Additionally, within this scheme, states have no regulations to restrict the use of artificial technologies. No specific provision can hold states accountable for the same. Even the Article VI OST exception to Article II Liability Convention’s absolute liability standard, which creates the ‘gross negligence’ standard, does not offer a system to hold AI accountable for damages. Since gross negligence, which is the corollary of the ‘standard of care’ regime, requires an assessment of the state of mind, i.e., human mental activity, this standard cannot be used vis-à-vis machines, even autonomous ones.[4]

Consequently, the international community should catalyse the drafting of national legislation that controls and monitors the use of AI in space by the State.
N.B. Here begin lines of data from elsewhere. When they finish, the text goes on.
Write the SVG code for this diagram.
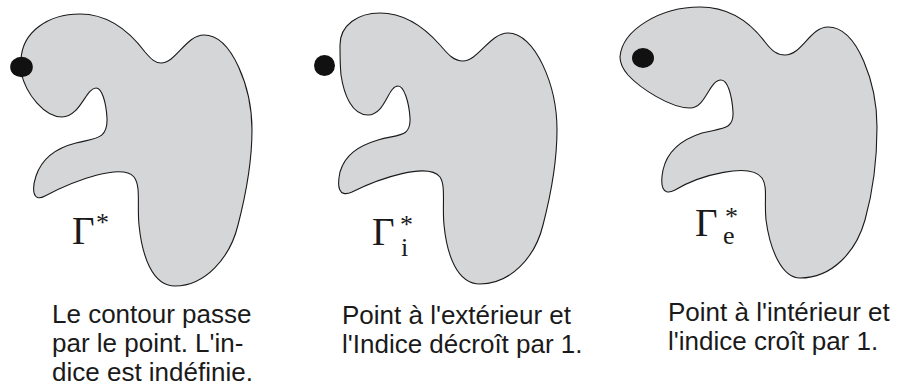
<svg xmlns="http://www.w3.org/2000/svg" width="902" height="391" viewBox="0 0 902 391">
<style>
.blob{fill:#d5d6d8;stroke:#1a1a1a;stroke-width:1.1;stroke-linejoin:round}
.dot{fill:#111}
.gam{font-family:"Liberation Serif","Times New Roman",serif;font-size:39px;fill:#1a1a1a}
.idx{font-size:26px}
.cap{font-family:"Liberation Sans",Arial,Helvetica,sans-serif;font-size:26px;fill:#1a1a1a}
</style>
<rect width="902" height="391" fill="#fff"/>
<g id="connectors"/>
<g id="case-on-contour">
<path class="blob" d="M21,60 C22,32 48,14 80,14 C108,14 130,32 145,52 C151,59 155,63 161,63 C176,63 186,35 204,35 C232,35 252,88 252,130 C252,165 245,198 238,225 C230,258 205,286 175,286 C152,286 142,255 139,225 C137,205 141,186 134,177 C122,163 75,180 45,196 C32,203 32,188 36,176 C42,158 56,148 76,143 C95,138 108,140 107,118 C106,102 102,88 96,88 C86,88 80,117 62,117 C45,117 26,95 21,72 Z"/>
<ellipse class="dot" cx="21.5" cy="67" rx="11.3" ry="10.2"/>
<text class="gam" x="72" y="244">Γ<tspan class="idx" x="96" y="231">*</tspan></text>
<text class="cap" x="52" y="323">Le contour passe</text>
<text class="cap" x="52" y="352">par le point. L'in-</text>
<text class="cap" x="52" y="381">dice est indéfinie.</text>
</g>
<g id="case-exterior">
<path class="blob" d="M340,45 C340,25 358,13 380,13 C405,13 425,28 440,45 C447,53 453,61 463,61 C478,61 490,33 508,33 C535,33 557,85 557,130 C557,165 550,198 543,225 C535,258 510,284 480,284 C457,284 447,255 444,225 C442,205 446,186 440,177 C428,162 380,178 352,192 C338,198 337,186 340,172 C345,155 358,146 378,140 C398,134 411,138 410,118 C409,102 404,86 398,86 C388,86 385,115 368,115 C352,115 344,95 341,75 C340,65 340,55 340,45 Z"/>
<circle class="dot" cx="324.5" cy="65.5" r="10.5"/>
<text class="gam" x="372" y="245">Γ<tspan class="idx" x="400" y="233">*</tspan><tspan class="idx" x="401" y="256">i</tspan></text>
<text class="cap" x="342" y="324">Point à l'extérieur et</text>
<text class="cap" x="342" y="353">l'Indice décroît par 1.</text>
</g>
<g id="case-interior">
<path class="blob" d="M620,57 C622,30 660,7 700,7 C730,7 750,22 765,42 C772,51 777,55 785,55 C802,55 810,27 828,27 C858,27 877,85 877,127 C877,160 872,195 865,220 C856,252 832,278 800,278 C782,278 770,250 766,220 C764,200 768,187 762,178 C750,162 700,175 675,190 C662,197 660,185 663,170 C667,152 680,140 702,133 C722,128 734,130 733,112 C732,96 728,80 721,80 C709,80 706,108 690,108 C670,108 640,88 628,75 C622,68 620,63 620,57 Z"/>
<ellipse class="dot" cx="643" cy="58" rx="11" ry="10"/>
<text class="gam" x="695" y="236">Γ<tspan class="idx" x="725" y="225">*</tspan><tspan class="idx" x="723" y="244">e</tspan></text>
<text class="cap" x="668" y="321">Point à l'intérieur et</text>
<text class="cap" x="668" y="350">l'indice croît par 1.</text>
</g>
</svg>
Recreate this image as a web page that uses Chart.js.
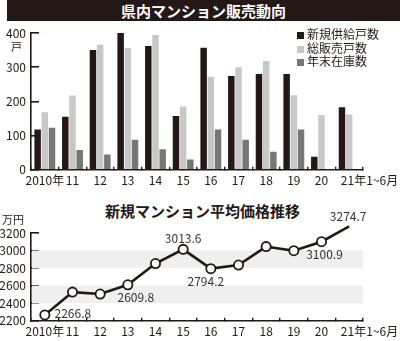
<!DOCTYPE html>
<html lang="ja">
<head>
<meta charset="utf-8">
<script src="https://cdn.jsdelivr.net/npm/chart.js@4"></script>
<style>
body{margin:0;background:#fff;font-family:"Noto Sans CJK JP",sans-serif;color:#231815}
#wrap{position:relative;width:400px;height:341px;overflow:hidden}
canvas{position:absolute;left:0}
#head{position:absolute;left:7px;top:0;width:393px;height:21px;background:#231815;color:#fff;font-weight:bold;font-size:15px;line-height:21px;text-align:center}
#sub{position:absolute;left:0;top:201px;width:405px;font-weight:bold;font-size:15px;line-height:20px;text-align:center}
.unit{position:absolute;font-size:11px;line-height:12px}
#legend{position:absolute;left:297px;top:27px;font-size:12px;line-height:13.5px}
#legend span{display:inline-block;width:7px;height:7px;margin-right:3px;vertical-align:0px}
</style>
</head>
<body>
<div id="wrap">
  <div id="head">県内マンション販売動向</div>
  <canvas id="salesChart" width="400" height="190" style="top:0"></canvas>
  <div class="unit" style="left:11px;top:40px">戸</div>
  <div id="legend"></div>
  <div id="sub">新規マンション平均価格推移</div>
  <canvas id="priceChart" width="400" height="151" style="top:190px"></canvas>
  <div class="unit" style="left:2px;top:213px">万円</div>
</div>
<script>
// years on both charts
var years = ['2010年', '11', '12', '13', '14', '15', '16', '17', '18', '19', '20', '21年1~6月']

// units: 戸
var supply = [118, 155, 350, 400, 362, 157, 357, 274, 280, 280, 38, 183]
var sold = [168, 217, 366, 356, 394, 185, 272, 300, 318, 218, 160, 162]
var stock = [123, 58, 45, 88, 60, 30, 118, 88, 53, 118, null, null]

// average price, 万円
var price = [2266.8, 2527, 2505, 2609.8, 2852, 3013.6, 2794.2, 2835, 3045, 2998, 3100.9, 3274.7]

var salesTicks = [0, 100, 200, 300, 400]
var priceTicks = [2200, 2400, 2600, 2800, 3000, 3200]
var shadeBands = [[2400, 2600], [2800, 3000]]

// which points get a value tag and where (offset of the text centre from the point)
var tagOffsets = {0: [28, -1], 3: [8, 13], 5: [0, -11], 6: [-5, 13], 10: [3, 13], 11: [-1, -10]}

var ink = '#231815'
var font = '"Noto Sans CJK JP", sans-serif'
Chart.defaults.font.family = font
Chart.defaults.color = ink

// x labels drawn by hand so the last one can sit to the right
var yearLabels = {
  id: 'yearLabels',
  afterDraw(chart) {
    var sc = chart.scales.x
    var c = chart.ctx
    c.save()
    c.font = '12px ' + font
    c.fillStyle = ink
    c.textBaseline = 'middle'
    var step = sc.width / years.length
    years.forEach(function (t, i) {
      var x = sc.getPixelForValue(i)
      if (i === years.length - 1) {
        c.textAlign = 'left'
        x = x - step * 0.3
      } else {
        c.textAlign = 'center'
      }
      c.fillText(t, x, sc.top + 11)
    })
    c.restore()
  }
}

// light grey bands behind the line
var bands = {
  id: 'bands',
  beforeDatasetsDraw(chart) {
    var y = chart.scales.y
    var a = chart.chartArea
    var c = chart.ctx
    c.save()
    c.fillStyle = '#efefef'
    shadeBands.forEach(function (b) {
      var top = y.getPixelForValue(b[1])
      var bot = y.getPixelForValue(b[0])
      c.fillRect(a.left + 1, top, a.right - a.left - 1, bot - top)
    })
    c.restore()
  }
}

// value tags next to some points
var valueTags = {
  id: 'valueTags',
  afterDatasetsDraw(chart) {
    var pts = chart.getDatasetMeta(0).data
    var c = chart.ctx
    c.save()
    c.font = '12px ' + font
    c.fillStyle = '#333'
    c.textAlign = 'center'
    c.textBaseline = 'middle'
    Object.keys(tagOffsets).forEach(function (k) {
      var p = pts[k]
      var off = tagOffsets[k]
      c.fillText(price[k].toFixed(1), p.x + off[0], p.y + off[1])
    })
    c.restore()
  }
}

function yAxis(min, max, ticks) {
  return {
    min: min, max: max,
    afterFit: function (s) { s.width = 31 },
    afterBuildTicks: function (s) { s.ticks = ticks.map(function (v) { return {value: v} }) },
    border: {color: ink, width: 1.6},
    grid: {drawOnChartArea: false, tickLength: -8, color: ink, lineWidth: 1.6},
    ticks: {padding: 13, font: {size: 12}, color: ink, callback: function (v) { return String(v) }}
  }
}

function xAxis(h) {
  return {
    offset: true,
    afterFit: function (s) { s.height = h },
    border: {color: ink, width: 1.6},
    grid: {offset: true, drawOnChartArea: false, tickLength: -3, color: ink, lineWidth: 1.4},
    ticks: {display: false}
  }
}

function create_Sales_Chart() {
  var ctx = document.getElementById('salesChart').getContext('2d')
  var chart = new Chart(ctx, {
    type: 'bar',
    data: {
      labels: years,
      datasets: [
        {label: '新規供給戸数', data: supply, backgroundColor: ink},
        {label: '総販売戸数', data: sold, backgroundColor: '#c8c8c8'},
        {label: '年末在庫数', data: stock, backgroundColor: '#777777'}
      ]
    },
    options: {
      responsive: false,
      devicePixelRatio: 1,
      animation: false,
      categoryPercentage: 0.78,
      barPercentage: 0.9,
      layout: {padding: {top: 33, right: 37, left: 0, bottom: 0}},
      plugins: {legend: {display: false}, tooltip: {enabled: false}},
      scales: {x: xAxis(20), y: yAxis(0, 400, salesTicks)}
    },
    plugins: [yearLabels]
  })
  return chart
}

function create_Price_Chart() {
  var ctx = document.getElementById('priceChart').getContext('2d')
  return new Chart(ctx, {
    type: 'line',
    data: {
      labels: years,
      datasets: [{
        data: price,
        clip: false,
        borderColor: ink,
        borderWidth: 2.6,
        tension: 0,
        pointRadius: 4.6,
        pointBackgroundColor: '#fff',
        pointBorderColor: ink,
        pointBorderWidth: 1.8
      }]
    },
    options: {
      responsive: false,
      devicePixelRatio: 1,
      animation: false,
      layout: {padding: {top: 43, right: 37, left: 0, bottom: 0}},
      plugins: {legend: {display: false}, tooltip: {enabled: false}},
      scales: {x: xAxis(16), y: yAxis(2200, 3200, priceTicks)}
    },
    plugins: [bands, yearLabels, valueTags]
  })
}

var sales = create_Sales_Chart()
create_Price_Chart()

// legend built from the bar datasets
var lg = document.getElementById('legend')
sales.data.datasets.forEach(function (d) {
  var row = document.createElement('div')
  row.innerHTML = '<span style="background:' + d.backgroundColor + '"></span>' + d.label
  lg.appendChild(row)
})
</script>
</body>
</html>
Further, it could also form a common ground to create a global code of conduct that represents a set of ‘best practices’ for the use of AI in space.

Lastly, it becomes pertinent to observe that not all states have the capacity to undertake space activities or exploration by employing AI. Thus, there may not be an incentive for states to amend the liability regime, nor would it be fair to create a uniform standard of care for states not using AI. Here, the via media would be to develop a sliding scale to assess the liability of states. As per this sliding scale, countries with a lower standard of development qua the use of AI in space will have a lower legal threshold to abide by; as such, the standard of care to be observed by them would be lower.

Conclusion and the way forward

In the two path-breaking works of Bratu and Freeland, and Abashidze et. al., the lex ferenda vis-à-vis the space law regime and AI has been envisioned as follows. It seeks to provide a comprehensive definition of AI technology and its role in controlling autonomous machines, and how its use of intelligence can impact its treatment as a legal personality. The drafting and ratification of an additional protocol to the Liability Convention are also essential since it could redefine the terms, ‘space object’, ‘fault’ and ‘gross negligence’ in the context of AI and other advancing technology used in space.

Given that state and non-state actors are increasingly using AI technologies to spur space activities and exploration, it becomes even more pertinent that international space law, especially with respect to the liability regime, needs to be developed.

[1] Morhat, P.M. (2017). Artificial intelligence: Legal view. Moscow: RNGO Institute of State-Confessional Relations and Law. [2] Hobe, S., Schmidt-Tedd, B., & Schrogl, K.U. (2013). Article III of the liability convention. In Cologne Commentary on Space Law. [3] Ibid. [4] Ibid.